Os autores do pedido de adiamento foram a Telefônica, Oi, Brasil Telecom, Vivo, TIM, Sercomtel e CTBC. Segundo uma fonte do mercado, a Telefônica e a Oi tiveram resultados ruins nos testes. As empresas preferiram não comentar o tema.
@@@
O conselho diretor da Anatel se reuniu ontem, mas o adiamento da portabilidade não entrou na pauta. O presidente da agência, Ronaldo Sardenberg, tem dito que a Anatel acompanha os testes de perto e trabalha para que o cronograma seja respeitado. De acordo com uma fonte do governo, a orientação de iniciar a implantação da portabilidade em setembro será mantida, para preservar os direitos do consumidor. Pelo cronograma da Anatel, o sistema deve estar funcionado em todo o País em março de 2009.
"É um descaramento das empresas, para falar um português bem claro", disse Daniela Trettel, advogada do Instituto de Defesa do Consumidor (Idec). "A sociedade não pode arcar com a inércia e a desídia (negligência) das empresas. O fato de que algumas empresas conseguem cumprir o prazo mostra que é um caso de má-fé ou incompetência."
Alex Zago, analista sênior de Telecomunicações da consultoria IDC, analisou a portabilidade numérica em outros países, e não encontrou registros de problemas técnicos que impedissem o seu funcionamento. "O que aconteceu em outros países foram problemas de preço ou de burocracia, em que as operadoras demoravam para atender e o consumidor não tinha com quem reclamar", disse Zago.
Em posicionamento oficial, a Oi, que pediu o adiamento, aproveitou para bater no grupo Telmex/America Móvil, que controla a Embratel e Claro: "É preciso lembrar que em 1999, durante a introdução dos códigos de longa distância, a Embratel, que tinha então a maior infra-estrutura desse serviço, foi responsabilizada pelos problemas ocorridos em escala nacional."
@@@
Sem mudar o número
O que é: A portabilidade numérica permite ao consumidor manter seu número de telefone quando troca de operadora. As regras da portabilidade foram definidas pela Anatel no ano passado. Será possível transferir o número de operadora fixa para operadora fixa e de empresa celular para empresa celular.

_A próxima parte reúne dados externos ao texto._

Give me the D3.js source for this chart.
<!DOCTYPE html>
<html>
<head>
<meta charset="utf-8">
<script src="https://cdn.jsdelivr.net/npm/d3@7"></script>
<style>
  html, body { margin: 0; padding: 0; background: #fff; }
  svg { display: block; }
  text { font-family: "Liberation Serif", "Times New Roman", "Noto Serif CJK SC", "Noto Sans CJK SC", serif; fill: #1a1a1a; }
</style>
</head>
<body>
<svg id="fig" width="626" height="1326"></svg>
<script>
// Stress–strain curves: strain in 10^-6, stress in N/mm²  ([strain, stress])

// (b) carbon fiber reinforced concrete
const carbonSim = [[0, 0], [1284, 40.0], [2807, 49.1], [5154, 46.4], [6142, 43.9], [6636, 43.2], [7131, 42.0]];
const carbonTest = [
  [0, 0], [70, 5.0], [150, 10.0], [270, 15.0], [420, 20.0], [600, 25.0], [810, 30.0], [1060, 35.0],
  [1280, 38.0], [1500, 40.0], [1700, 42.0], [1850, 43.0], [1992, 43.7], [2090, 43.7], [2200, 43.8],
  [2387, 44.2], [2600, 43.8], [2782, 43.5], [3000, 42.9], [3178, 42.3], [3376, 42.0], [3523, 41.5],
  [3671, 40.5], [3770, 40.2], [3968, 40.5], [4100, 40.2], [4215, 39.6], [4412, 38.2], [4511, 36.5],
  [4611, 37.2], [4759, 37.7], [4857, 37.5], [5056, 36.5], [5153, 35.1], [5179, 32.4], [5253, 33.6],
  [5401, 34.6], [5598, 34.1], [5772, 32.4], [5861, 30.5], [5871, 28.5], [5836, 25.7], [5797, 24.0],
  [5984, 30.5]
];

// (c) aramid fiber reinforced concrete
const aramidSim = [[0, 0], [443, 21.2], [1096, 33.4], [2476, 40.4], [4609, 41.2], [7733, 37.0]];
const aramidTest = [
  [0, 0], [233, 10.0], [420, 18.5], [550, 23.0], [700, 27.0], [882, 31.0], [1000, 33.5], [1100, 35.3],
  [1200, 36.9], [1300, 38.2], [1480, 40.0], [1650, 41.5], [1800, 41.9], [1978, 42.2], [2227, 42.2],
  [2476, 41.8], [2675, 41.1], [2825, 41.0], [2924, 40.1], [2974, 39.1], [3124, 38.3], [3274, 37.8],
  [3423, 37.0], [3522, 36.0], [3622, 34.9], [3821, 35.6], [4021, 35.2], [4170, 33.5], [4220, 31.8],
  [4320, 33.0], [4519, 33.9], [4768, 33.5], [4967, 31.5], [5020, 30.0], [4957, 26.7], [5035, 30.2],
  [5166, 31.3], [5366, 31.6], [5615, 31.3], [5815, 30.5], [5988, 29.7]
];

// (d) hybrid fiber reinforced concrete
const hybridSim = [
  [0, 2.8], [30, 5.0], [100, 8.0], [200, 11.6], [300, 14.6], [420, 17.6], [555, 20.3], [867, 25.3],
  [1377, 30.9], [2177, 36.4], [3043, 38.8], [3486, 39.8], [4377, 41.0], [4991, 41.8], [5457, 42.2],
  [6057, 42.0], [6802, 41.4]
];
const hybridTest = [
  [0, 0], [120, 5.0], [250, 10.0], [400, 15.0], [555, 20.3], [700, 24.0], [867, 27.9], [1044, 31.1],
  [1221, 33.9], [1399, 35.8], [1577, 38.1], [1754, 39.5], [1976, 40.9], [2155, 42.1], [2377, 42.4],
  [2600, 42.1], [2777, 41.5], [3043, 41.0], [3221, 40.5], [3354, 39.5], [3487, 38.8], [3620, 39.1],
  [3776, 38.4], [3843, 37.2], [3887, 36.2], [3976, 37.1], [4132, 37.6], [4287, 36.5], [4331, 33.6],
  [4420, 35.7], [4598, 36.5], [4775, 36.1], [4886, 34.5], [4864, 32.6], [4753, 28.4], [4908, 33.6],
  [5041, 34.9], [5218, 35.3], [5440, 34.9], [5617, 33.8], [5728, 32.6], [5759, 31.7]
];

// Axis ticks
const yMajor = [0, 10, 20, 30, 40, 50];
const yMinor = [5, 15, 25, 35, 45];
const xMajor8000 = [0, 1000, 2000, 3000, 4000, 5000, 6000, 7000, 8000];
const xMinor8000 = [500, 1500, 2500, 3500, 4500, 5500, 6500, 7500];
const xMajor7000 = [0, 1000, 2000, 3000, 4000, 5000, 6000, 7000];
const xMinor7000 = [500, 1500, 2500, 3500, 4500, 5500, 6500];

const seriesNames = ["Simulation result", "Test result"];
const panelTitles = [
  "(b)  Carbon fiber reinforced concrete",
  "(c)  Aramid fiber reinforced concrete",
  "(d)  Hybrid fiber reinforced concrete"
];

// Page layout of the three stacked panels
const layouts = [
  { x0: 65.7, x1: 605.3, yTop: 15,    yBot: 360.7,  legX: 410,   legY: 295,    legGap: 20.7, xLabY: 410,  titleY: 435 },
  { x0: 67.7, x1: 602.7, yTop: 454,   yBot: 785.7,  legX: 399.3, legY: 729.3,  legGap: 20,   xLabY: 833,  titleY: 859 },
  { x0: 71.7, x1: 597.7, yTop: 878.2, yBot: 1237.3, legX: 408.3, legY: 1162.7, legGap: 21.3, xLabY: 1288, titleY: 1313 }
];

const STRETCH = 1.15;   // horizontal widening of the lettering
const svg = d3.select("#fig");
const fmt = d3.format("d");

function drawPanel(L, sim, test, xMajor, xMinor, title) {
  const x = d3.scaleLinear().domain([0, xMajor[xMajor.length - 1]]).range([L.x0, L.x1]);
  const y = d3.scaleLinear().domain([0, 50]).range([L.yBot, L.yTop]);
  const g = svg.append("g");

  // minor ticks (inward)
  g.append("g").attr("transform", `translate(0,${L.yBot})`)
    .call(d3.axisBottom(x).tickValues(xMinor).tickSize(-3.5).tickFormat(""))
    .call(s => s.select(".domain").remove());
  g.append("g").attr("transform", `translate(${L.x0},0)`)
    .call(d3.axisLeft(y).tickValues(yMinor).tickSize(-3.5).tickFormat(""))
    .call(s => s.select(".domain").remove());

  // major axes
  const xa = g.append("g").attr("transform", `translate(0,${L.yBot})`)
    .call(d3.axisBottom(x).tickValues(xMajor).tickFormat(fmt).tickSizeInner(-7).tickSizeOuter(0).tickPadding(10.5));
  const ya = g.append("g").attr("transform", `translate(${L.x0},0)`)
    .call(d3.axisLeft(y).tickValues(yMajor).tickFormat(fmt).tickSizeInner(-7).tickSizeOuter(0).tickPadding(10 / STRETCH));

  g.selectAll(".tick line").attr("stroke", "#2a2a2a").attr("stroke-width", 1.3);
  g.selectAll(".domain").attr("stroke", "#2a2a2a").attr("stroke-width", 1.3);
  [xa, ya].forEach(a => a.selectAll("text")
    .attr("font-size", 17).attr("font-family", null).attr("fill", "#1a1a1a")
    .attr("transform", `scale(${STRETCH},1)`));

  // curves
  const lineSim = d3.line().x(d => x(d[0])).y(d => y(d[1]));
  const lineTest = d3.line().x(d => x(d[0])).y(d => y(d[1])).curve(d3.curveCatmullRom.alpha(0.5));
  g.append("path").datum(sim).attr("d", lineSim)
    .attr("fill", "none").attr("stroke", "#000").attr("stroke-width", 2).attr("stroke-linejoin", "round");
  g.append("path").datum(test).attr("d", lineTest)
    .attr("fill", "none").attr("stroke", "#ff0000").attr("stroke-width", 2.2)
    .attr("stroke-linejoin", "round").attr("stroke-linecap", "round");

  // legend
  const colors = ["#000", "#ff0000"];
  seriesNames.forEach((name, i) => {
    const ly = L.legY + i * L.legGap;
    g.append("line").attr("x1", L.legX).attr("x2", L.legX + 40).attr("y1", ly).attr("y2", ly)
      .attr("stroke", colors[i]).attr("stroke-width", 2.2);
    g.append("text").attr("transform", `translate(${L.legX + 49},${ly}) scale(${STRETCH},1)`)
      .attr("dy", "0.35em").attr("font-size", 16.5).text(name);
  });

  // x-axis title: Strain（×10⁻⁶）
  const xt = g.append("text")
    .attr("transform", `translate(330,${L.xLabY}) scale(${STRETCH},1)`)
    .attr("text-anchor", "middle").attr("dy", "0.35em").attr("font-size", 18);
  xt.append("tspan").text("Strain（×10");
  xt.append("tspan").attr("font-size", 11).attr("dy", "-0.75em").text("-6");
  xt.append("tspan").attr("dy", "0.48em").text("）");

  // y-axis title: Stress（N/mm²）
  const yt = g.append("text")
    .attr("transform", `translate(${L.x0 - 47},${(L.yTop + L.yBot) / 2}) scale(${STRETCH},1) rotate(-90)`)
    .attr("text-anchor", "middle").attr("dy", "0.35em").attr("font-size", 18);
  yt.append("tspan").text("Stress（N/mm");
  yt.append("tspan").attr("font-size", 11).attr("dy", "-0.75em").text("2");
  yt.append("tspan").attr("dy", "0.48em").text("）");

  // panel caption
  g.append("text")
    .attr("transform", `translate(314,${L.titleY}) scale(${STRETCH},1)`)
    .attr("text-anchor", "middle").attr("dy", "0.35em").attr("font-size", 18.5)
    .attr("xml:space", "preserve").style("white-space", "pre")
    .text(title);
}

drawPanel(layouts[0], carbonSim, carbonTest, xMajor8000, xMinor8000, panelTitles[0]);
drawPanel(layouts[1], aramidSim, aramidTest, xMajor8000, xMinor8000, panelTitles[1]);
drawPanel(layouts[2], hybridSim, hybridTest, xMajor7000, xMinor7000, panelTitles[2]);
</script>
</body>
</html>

Não será permitida, como acontece em outros países, a portabilidade de fixo para móvel ou de móvel para fixo.
Prazo: A portabilidade será instalada em etapas, com início em 1º de setembro, nas cidades de Bauru e São José do Rio Preto (SP), Vitória (ES), Divinópolis (MG), Londrina (PR), Goiânia (GO) e Teresina (PI) e no Mato Grosso do Sul. Ela chega ao Rio de Janeiro (DDD 21) em fevereiro de 2009 e em São Paulo (DDD 11) em março.

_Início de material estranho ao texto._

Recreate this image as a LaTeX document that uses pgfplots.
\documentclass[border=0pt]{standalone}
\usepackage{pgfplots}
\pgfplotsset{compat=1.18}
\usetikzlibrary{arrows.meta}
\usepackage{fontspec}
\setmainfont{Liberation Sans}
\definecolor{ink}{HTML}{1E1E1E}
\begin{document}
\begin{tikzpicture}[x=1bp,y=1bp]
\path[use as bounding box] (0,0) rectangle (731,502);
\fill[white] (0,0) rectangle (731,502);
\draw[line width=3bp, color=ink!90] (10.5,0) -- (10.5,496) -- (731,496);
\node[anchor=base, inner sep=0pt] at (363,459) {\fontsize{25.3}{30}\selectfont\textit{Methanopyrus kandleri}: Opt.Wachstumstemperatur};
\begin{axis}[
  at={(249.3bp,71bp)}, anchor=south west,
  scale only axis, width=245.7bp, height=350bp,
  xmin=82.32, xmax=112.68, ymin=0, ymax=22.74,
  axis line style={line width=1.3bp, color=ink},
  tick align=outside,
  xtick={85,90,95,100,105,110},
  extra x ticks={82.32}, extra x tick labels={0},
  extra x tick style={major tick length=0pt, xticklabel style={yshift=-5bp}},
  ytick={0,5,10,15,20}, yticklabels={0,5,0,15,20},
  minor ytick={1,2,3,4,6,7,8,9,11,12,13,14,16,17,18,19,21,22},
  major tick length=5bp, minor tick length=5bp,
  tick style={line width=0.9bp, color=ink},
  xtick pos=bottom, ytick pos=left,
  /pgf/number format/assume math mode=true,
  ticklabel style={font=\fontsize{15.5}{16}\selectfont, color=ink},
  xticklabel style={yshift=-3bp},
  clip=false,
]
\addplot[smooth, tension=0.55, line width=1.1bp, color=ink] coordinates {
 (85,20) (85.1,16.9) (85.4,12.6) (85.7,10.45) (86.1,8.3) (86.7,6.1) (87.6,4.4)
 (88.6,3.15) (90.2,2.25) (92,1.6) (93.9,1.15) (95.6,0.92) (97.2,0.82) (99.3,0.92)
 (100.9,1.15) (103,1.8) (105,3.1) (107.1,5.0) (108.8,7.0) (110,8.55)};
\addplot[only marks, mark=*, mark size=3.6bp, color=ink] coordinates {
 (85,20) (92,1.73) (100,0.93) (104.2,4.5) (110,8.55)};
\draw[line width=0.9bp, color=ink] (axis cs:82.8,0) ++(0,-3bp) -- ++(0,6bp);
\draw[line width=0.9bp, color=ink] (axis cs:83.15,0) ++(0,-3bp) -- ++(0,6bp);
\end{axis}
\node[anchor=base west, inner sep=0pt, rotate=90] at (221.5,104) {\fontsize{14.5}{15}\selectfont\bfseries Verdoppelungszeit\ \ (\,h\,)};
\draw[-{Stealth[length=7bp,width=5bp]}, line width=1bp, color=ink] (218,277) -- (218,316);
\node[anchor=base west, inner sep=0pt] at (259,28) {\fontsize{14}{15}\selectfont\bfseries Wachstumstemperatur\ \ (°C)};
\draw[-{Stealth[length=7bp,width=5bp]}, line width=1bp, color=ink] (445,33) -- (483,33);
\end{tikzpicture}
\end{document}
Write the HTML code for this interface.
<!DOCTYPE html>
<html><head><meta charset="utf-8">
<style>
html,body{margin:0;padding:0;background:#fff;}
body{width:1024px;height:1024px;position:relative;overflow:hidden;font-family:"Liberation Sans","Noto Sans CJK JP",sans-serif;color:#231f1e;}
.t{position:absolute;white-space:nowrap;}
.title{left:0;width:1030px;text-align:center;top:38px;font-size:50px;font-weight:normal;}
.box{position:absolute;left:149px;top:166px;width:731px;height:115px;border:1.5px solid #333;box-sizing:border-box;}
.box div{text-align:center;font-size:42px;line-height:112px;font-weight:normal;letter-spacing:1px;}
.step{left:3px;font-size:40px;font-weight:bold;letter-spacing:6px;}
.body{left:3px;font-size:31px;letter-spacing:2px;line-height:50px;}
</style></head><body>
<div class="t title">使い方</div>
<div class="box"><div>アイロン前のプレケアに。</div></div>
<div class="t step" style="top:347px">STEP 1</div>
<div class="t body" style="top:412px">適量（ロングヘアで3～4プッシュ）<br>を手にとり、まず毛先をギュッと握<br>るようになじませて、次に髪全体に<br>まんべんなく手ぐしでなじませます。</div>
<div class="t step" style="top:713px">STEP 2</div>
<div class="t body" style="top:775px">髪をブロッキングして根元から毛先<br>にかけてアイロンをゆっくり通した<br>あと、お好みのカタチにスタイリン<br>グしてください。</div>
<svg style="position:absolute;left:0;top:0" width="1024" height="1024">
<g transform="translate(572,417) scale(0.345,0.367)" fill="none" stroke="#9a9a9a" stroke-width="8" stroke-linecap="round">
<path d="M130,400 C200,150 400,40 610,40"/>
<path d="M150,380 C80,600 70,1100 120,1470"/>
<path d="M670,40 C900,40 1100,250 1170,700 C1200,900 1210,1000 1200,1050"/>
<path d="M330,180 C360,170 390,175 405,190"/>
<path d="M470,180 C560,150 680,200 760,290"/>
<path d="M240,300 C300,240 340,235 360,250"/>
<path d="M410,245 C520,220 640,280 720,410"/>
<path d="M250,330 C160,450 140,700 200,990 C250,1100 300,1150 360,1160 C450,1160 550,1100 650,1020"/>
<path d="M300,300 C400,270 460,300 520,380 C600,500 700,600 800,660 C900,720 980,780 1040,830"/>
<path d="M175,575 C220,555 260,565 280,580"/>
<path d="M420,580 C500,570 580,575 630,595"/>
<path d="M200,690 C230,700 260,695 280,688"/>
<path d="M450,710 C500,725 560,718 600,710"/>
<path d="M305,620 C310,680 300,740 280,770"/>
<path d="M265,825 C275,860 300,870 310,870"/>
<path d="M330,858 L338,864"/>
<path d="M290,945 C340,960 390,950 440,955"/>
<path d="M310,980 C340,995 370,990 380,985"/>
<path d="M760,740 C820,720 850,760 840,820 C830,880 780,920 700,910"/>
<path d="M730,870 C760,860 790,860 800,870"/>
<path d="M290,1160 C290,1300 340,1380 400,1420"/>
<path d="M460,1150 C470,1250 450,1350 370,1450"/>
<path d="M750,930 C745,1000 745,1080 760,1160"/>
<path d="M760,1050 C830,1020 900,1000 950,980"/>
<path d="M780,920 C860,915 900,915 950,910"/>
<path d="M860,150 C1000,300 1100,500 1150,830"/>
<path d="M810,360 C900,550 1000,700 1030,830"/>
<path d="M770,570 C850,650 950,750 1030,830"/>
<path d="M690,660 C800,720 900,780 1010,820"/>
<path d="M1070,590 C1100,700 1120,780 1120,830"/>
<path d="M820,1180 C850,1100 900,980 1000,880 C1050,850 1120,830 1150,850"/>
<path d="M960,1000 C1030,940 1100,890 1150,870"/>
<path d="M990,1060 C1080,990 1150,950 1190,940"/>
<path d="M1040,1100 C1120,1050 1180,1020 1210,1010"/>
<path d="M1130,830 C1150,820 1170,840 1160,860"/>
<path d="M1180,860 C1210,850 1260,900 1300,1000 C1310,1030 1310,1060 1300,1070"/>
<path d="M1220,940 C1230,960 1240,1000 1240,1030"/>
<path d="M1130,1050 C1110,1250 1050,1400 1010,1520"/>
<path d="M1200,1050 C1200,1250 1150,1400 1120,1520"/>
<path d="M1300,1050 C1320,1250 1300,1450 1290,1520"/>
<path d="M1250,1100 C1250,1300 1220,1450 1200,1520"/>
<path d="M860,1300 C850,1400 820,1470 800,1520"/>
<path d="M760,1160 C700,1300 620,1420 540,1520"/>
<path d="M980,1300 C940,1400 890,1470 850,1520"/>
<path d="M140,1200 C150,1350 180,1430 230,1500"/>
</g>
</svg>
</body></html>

Adiamento: A Abrafix, associação das operadoras fixas locais, e a Acel, das celulares, haviam pedido adiamento do início da portabilidade à Anatel, no mês passado. Não deu resultado. Esta semana, um grupo de empresas voltou a pedir o adiamento. A Claro (associada da Acel), a Embratel, a GVT e a Intelig não assinaram o documento.
Impacto: Em outros países, a portabilidade numérica teve um impacto negativo nas operadoras dominantes, que perderam clientes para seus competidores. No caso brasileiro, os clientes pós-pagos devem ser alvo do serviço. Segundo a consultoria IDC, apesar de serem menos de 20% do total de assinantes, eles respondem por mais de 50% da receita das operadoras celulares. A consultoria apontou que, em São Paulo, as novas operadoras celulares – Oi e Aeiou – devem ser as mais beneficiadas pela medida.